Born in 1832 in Scotland, James Colman headed to the western United States at 29. He wound up in San Francisco, and from there was hired to run the Port Madison sawmill on the Kitsap Peninsula on Puget Sound. Three years later, he bought a run-down mill at Port Orchard. Just after he had remodeled it, in 1869, it burned down and he found himself bankrupt. In 1872, Colman moved to Seattle where, with San Francisco backers, leased and operated Yesler's Mill at the foot of Yesler Way, now Pioneer Square. The great Seattle fire of 1889 destroyed Colman's properties. He immediately built a larger four-story brick Colman Building that still stands on 1st Avenue and built another building on Main Street.

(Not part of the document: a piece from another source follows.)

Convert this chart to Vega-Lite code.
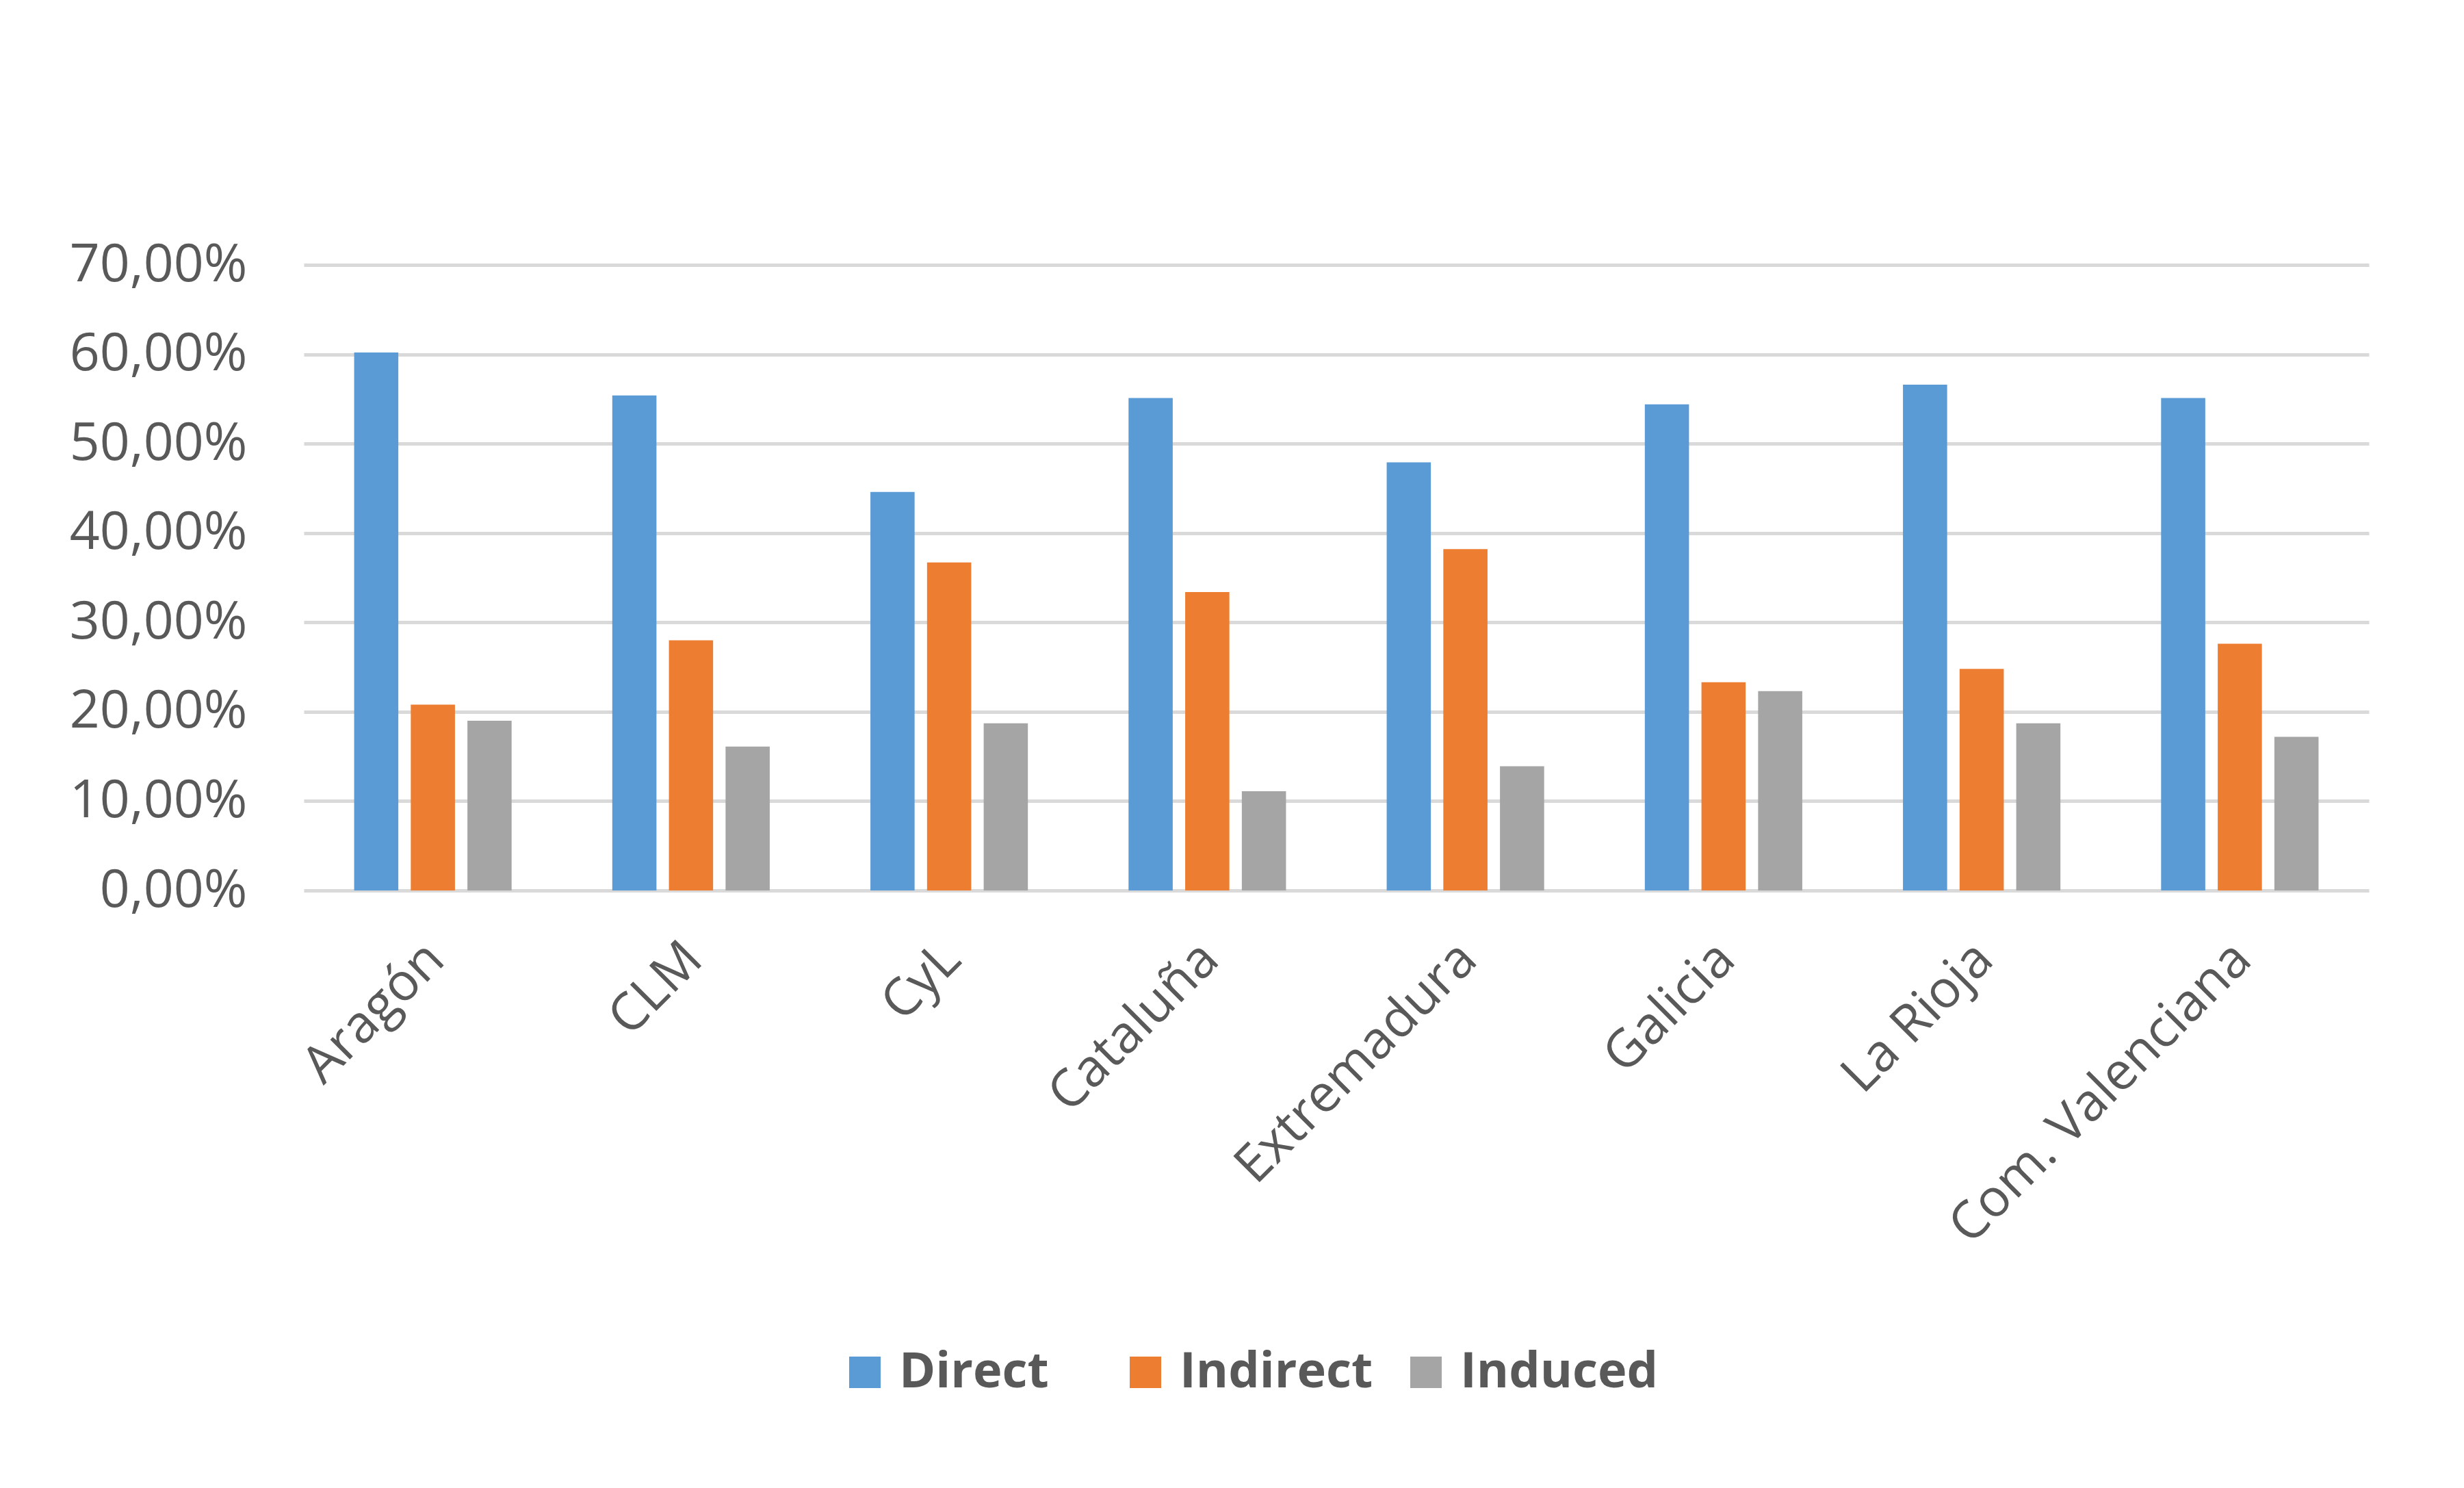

The Northern Pacific Fiasco
In 1873, Northern Pacific shocked Seattle by picking Tacoma as its railroad terminus. Colman led Seattle in building its own railroad, the Seattle & Walla Walla, in response. He hoped to reach Walla Walla to hook up with the first transcontinental line to reach the Cascades. Eastern capitalists declined to finance the venture, so Colman put up $20,000 if others would put up $40,000. As the rails neared Renton, a coal-mining company that initially had pledged to ship coal on the line to the waterfront shifted its operations to Newcastle. So Colman built over to Newcastle. Eventually Colman put up most of the $350,000 cost. After Colman turned a profit running the Seattle & Walla Walla, Northern Pacific bought it and extended a spur line to Tacoma.
Colman built the original Colman Dock (now Pier 52, the terminal for Washington State Ferries on the downtown Seattle waterfront). He built it as a 40 x 60-foot shipping dock in 1882, but the 1889 fire destroyed that. He rebuilt it, and the ensuing Klondike Gold Rush (1897) made it a thriving hub. He also built the Colman Creosoting Plant in 1883 where Union Station now stands south of Pioneer Square. He was quarter-owner of the steam tug Vigilant and with his sons built three yachts.
Colman died in 1906. His name survives with his namesake dock, his downtown office building, and Colman Park, designed by John C. Olmsted in 1910.